## INPUT
** start **

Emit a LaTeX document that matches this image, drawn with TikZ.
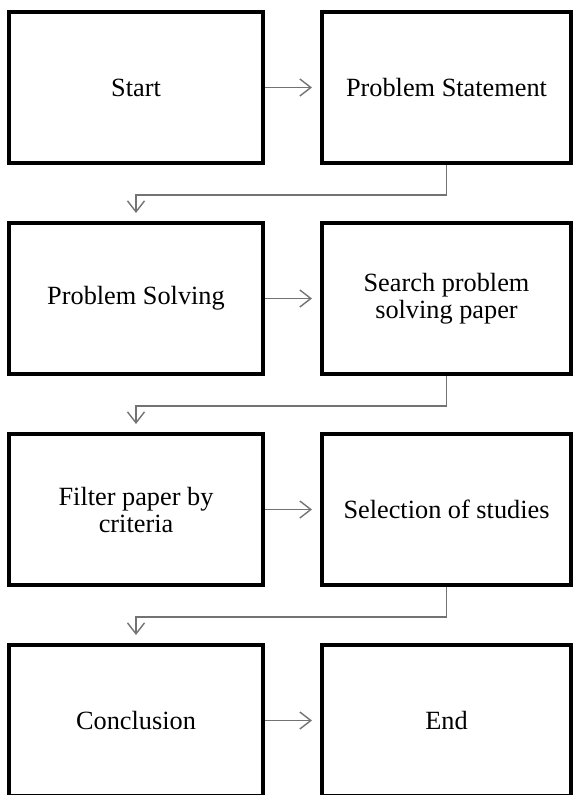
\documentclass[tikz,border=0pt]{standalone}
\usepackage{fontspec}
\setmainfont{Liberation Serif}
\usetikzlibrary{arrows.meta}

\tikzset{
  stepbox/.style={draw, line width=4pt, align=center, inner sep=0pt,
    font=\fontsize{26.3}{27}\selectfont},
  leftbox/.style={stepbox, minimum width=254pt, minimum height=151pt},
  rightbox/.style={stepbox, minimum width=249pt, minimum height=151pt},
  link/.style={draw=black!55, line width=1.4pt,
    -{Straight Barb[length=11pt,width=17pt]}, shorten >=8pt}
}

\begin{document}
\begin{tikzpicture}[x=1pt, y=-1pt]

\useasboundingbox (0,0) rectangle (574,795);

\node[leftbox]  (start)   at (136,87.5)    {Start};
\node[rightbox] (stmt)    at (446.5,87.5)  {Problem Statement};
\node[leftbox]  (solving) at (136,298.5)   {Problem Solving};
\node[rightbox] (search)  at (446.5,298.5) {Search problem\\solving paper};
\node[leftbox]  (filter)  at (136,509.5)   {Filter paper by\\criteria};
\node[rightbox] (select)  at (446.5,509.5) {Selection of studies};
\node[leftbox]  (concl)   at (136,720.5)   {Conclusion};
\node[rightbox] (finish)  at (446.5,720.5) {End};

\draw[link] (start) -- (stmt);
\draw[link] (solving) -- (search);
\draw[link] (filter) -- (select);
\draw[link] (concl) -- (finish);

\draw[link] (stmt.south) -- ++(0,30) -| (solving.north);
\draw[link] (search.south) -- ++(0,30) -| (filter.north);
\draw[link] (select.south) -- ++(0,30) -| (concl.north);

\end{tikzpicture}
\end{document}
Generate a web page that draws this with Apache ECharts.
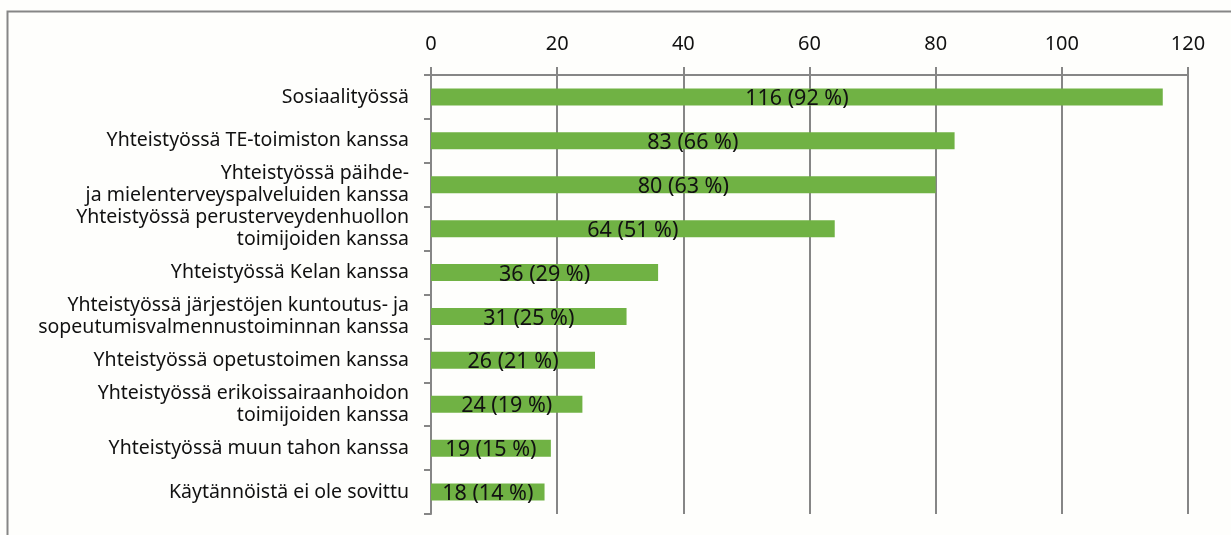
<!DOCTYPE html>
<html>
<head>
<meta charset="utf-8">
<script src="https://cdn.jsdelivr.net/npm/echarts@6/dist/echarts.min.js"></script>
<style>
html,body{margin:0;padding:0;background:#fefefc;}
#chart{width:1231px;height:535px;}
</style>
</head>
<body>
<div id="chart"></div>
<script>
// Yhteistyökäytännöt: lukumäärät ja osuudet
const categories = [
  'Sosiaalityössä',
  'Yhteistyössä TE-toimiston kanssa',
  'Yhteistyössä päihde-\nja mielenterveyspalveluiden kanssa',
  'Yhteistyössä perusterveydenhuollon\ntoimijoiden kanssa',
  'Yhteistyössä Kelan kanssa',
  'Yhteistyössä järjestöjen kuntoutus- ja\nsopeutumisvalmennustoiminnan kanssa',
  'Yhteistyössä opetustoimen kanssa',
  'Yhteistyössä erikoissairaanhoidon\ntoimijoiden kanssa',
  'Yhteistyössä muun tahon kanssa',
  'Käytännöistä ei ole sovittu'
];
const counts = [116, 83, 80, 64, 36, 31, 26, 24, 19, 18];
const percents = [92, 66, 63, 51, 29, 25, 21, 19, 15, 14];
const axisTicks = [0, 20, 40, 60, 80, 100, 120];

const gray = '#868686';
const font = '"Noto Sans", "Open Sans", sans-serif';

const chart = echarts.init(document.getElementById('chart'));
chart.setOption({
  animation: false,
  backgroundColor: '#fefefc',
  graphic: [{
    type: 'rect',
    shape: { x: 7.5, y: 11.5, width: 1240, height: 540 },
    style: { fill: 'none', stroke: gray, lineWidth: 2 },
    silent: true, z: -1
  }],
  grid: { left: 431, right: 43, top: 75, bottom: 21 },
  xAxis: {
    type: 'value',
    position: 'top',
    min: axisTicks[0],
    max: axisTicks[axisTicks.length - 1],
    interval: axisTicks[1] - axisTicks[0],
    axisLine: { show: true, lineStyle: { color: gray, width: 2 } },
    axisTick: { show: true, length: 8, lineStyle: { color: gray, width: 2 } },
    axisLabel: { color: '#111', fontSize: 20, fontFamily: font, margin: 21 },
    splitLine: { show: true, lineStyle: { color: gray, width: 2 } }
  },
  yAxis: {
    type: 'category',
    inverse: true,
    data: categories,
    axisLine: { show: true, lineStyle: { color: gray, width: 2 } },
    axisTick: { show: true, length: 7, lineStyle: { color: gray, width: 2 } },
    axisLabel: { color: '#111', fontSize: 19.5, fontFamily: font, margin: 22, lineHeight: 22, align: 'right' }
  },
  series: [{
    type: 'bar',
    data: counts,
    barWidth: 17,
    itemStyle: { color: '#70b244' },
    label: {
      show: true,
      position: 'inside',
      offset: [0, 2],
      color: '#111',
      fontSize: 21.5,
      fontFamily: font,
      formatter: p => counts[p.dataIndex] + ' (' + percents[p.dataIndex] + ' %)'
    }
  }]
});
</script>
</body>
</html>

** end **
** start **

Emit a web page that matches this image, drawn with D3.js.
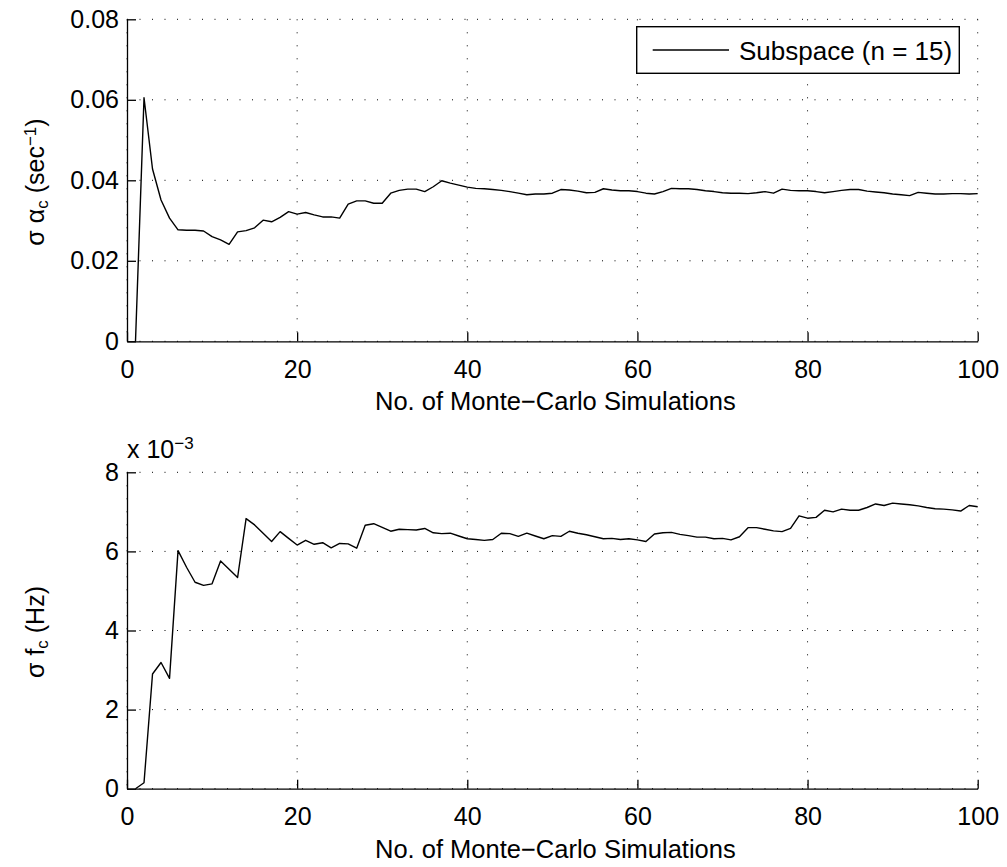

** end **

Each line that holds the word "page" should be extracted from the records.

## SOLUTION FOR THIS PROBLEM
Generate a web page that draws this with Apache ECharts.
Emit a web page that matches this image, drawn with D3.js.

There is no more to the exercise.